— begin —

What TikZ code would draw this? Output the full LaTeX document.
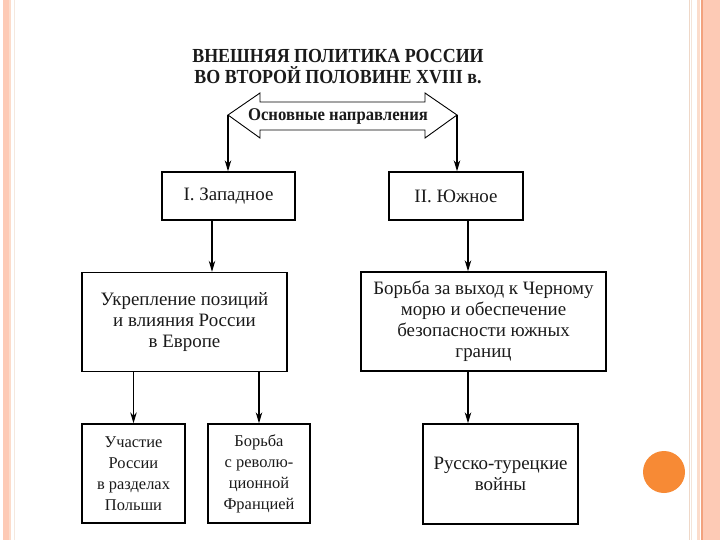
\documentclass[tikz,border=0pt]{standalone}
\usepackage{fontspec}
\setmainfont{Liberation Serif}
\usetikzlibrary{arrows.meta,calc}
\definecolor{peach}{HTML}{FDCAB5}
\definecolor{peachlt}{HTML}{FCDCCB}
\definecolor{beige}{HTML}{EFD8C8}
\definecolor{orangeln}{HTML}{F2A27E}
\definecolor{dot}{HTML}{F78A35}
\definecolor{ink}{HTML}{1A1A1A}
\tikzset{
  box/.style={draw=black, line width=1.4bp, fill=white, inner sep=2bp, align=center,
    text=ink, font=\fontsize{19}{21}\selectfont},
  smallbox/.style={box, font=\fontsize{16.5}{21}\selectfont},
  arr/.style={draw=black, line width=1.2bp, -{Stealth[length=11bp,width=6.5bp]}},
}
\begin{document}
\begin{tikzpicture}[x=1bp,y=-1bp]
\useasboundingbox (0,0) rectangle (720,540);
\fill[white] (0,0) rectangle (720,540);
% left border
\fill[peach] (3,0) rectangle (9,540);
\fill[peachlt] (9,0) rectangle (11,540);
\fill[beige!60] (13.5,0) rectangle (14.5,540);
% right border
\fill[beige] (688.5,0) rectangle (690,540);
\fill[beige!70] (690.8,0) rectangle (692.2,540);
\fill[peachlt] (697,0) rectangle (700,540);
\fill[orangeln] (701,0) rectangle (703,540);
\fill[peach] (703,0) rectangle (720,540);
% dot
\fill[dot] (664,472) circle (21);
% title
\node[font=\bfseries\fontsize{20}{21.5}\selectfont, align=center, text=ink] (title) at (338,66.5)
  {\scalebox{0.9}[1]{ВНЕШНЯЯ ПОЛИТИКА РОССИИ}\\\scalebox{0.9}[1]{ВО ВТОРОЙ ПОЛОВИНЕ XVIII в.}};
% double arrow
\draw[line width=0.9bp, fill=white] (228,115) -- (260,93) -- (260,102) -- (425,102) -- (425,93)
  -- (457,115) -- (425,138) -- (425,130) -- (260,130) -- (260,138) -- cycle;
\coordinate (lt) at (228,115);
\coordinate (rt) at (457,115);
\node[font=\bfseries\fontsize{18}{20}\selectfont, text=ink] (dir) at (338,116)
  {\scalebox{0.93}[1]{Основные направления}};
% boxes
\node[box, minimum width=133bp, minimum height=48bp] (wst) at (228.5,196) {I. Западное};
\node[box, minimum width=134bp, minimum height=48bp] (sth) at (456,196) {II. Южное};
\node[box, minimum width=205bp, minimum height=99bp] (ukr) at (184.5,322)
  {Укрепление позиций\\и влияния России\\в Европе};
\node[box, minimum width=245bp, minimum height=99bp] (brb) at (483.5,321.5)
  {Борьба за выход к Черному\\морю и обеспечение\\безопасности южных\\границ};
\node[smallbox, minimum width=103bp, minimum height=99bp] (uch) at (133.5,473.5)
  {Участие\\России\\в разделах\\Польши};
\node[smallbox, minimum width=102bp, minimum height=99bp] (frn) at (259,473.5)
  {Борьба\\с револю-\\ционной\\Францией};
\node[box, minimum width=155bp, minimum height=100bp] (rtw) at (500.5,474)
  {Русско-турецкие\\войны};
% connectors
\draw[arr] (lt) -- (lt |- wst.north);
\draw[arr] (rt) -- (rt |- sth.north);
\draw[arr] ([xshift=-16.5bp]wst.south) -- ([xshift=-16.5bp]wst.south |- ukr.north);
\draw[arr] ([xshift=12bp]sth.south) -- ([xshift=12bp]sth.south |- brb.north);
\draw[arr] (uch.north |- ukr.south) -- (uch.north);
\draw[arr] (frn.north |- ukr.south) -- (frn.north);
\draw[arr] ([xshift=-15.5bp]brb.south) -- ([xshift=-15.5bp]brb.south |- rtw.north);
\end{tikzpicture}
\end{document}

— end —

- **What the task requires**
Transcribe the whole listing exactly. Pictures stay out of your copy.

- **Written reply**
What TikZ code would draw this? Output the full LaTeX document.
\documentclass[tikz,border=0pt]{standalone}
\usepackage{fontspec}
\setmainfont{Liberation Serif}
\usetikzlibrary{arrows.meta,calc}
\definecolor{peach}{HTML}{FDCAB5}
\definecolor{peachlt}{HTML}{FCDCCB}
\definecolor{beige}{HTML}{EFD8C8}
\definecolor{orangeln}{HTML}{F2A27E}
\definecolor{dot}{HTML}{F78A35}
\definecolor{ink}{HTML}{1A1A1A}
\tikzset{
  box/.style={draw=black, line width=1.4bp, fill=white, inner sep=2bp, align=center,
    text=ink, font=\fontsize{19}{21}\selectfont},
  smallbox/.style={box, font=\fontsize{16.5}{21}\selectfont},
  arr/.style={draw=black, line width=1.2bp, -{Stealth[length=11bp,width=6.5bp]}},
}
\begin{document}
\begin{tikzpicture}[x=1bp,y=-1bp]
\useasboundingbox (0,0) rectangle (720,540);
\fill[white] (0,0) rectangle (720,540);
% left border
\fill[peach] (3,0) rectangle (9,540);
\fill[peachlt] (9,0) rectangle (11,540);
\fill[beige!60] (13.5,0) rectangle (14.5,540);
% right border
\fill[beige] (688.5,0) rectangle (690,540);
\fill[beige!70] (690.8,0) rectangle (692.2,540);
\fill[peachlt] (697,0) rectangle (700,540);
\fill[orangeln] (701,0) rectangle (703,540);
\fill[peach] (703,0) rectangle (720,540);
% dot
\fill[dot] (664,472) circle (21);
% title
\node[font=\bfseries\fontsize{20}{21.5}\selectfont, align=center, text=ink] (title) at (338,66.5)
  {\scalebox{0.9}[1]{ВНЕШНЯЯ ПОЛИТИКА РОССИИ}\\\scalebox{0.9}[1]{ВО ВТОРОЙ ПОЛОВИНЕ XVIII в.}};
% double arrow
\draw[line width=0.9bp, fill=white] (228,115) -- (260,93) -- (260,102) -- (425,102) -- (425,93)
  -- (457,115) -- (425,138) -- (425,130) -- (260,130) -- (260,138) -- cycle;
\coordinate (lt) at (228,115);
\coordinate (rt) at (457,115);
\node[font=\bfseries\fontsize{18}{20}\selectfont, text=ink] (dir) at (338,116)
  {\scalebox{0.93}[1]{Основные направления}};
% boxes
\node[box, minimum width=133bp, minimum height=48bp] (wst) at (228.5,196) {I. Западное};
\node[box, minimum width=134bp, minimum height=48bp] (sth) at (456,196) {II. Южное};
\node[box, minimum width=205bp, minimum height=99bp] (ukr) at (184.5,322)
  {Укрепление позиций\\и влияния России\\в Европе};
\node[box, minimum width=245bp, minimum height=99bp] (brb) at (483.5,321.5)
  {Борьба за выход к Черному\\морю и обеспечение\\безопасности южных\\границ};
\node[smallbox, minimum width=103bp, minimum height=99bp] (uch) at (133.5,473.5)
  {Участие\\России\\в разделах\\Польши};
\node[smallbox, minimum width=102bp, minimum height=99bp] (frn) at (259,473.5)
  {Борьба\\с револю-\\ционной\\Францией};
\node[box, minimum width=155bp, minimum height=100bp] (rtw) at (500.5,474)
  {Русско-турецкие\\войны};
% connectors
\draw[arr] (lt) -- (lt |- wst.north);
\draw[arr] (rt) -- (rt |- sth.north);
\draw[arr] ([xshift=-16.5bp]wst.south) -- ([xshift=-16.5bp]wst.south |- ukr.north);
\draw[arr] ([xshift=12bp]sth.south) -- ([xshift=12bp]sth.south |- brb.north);
\draw[arr] (uch.north |- ukr.south) -- (uch.north);
\draw[arr] (frn.north |- ukr.south) -- (frn.north);
\draw[arr] ([xshift=-15.5bp]brb.south) -- ([xshift=-15.5bp]brb.south |- rtw.north);
\end{tikzpicture}
\end{document}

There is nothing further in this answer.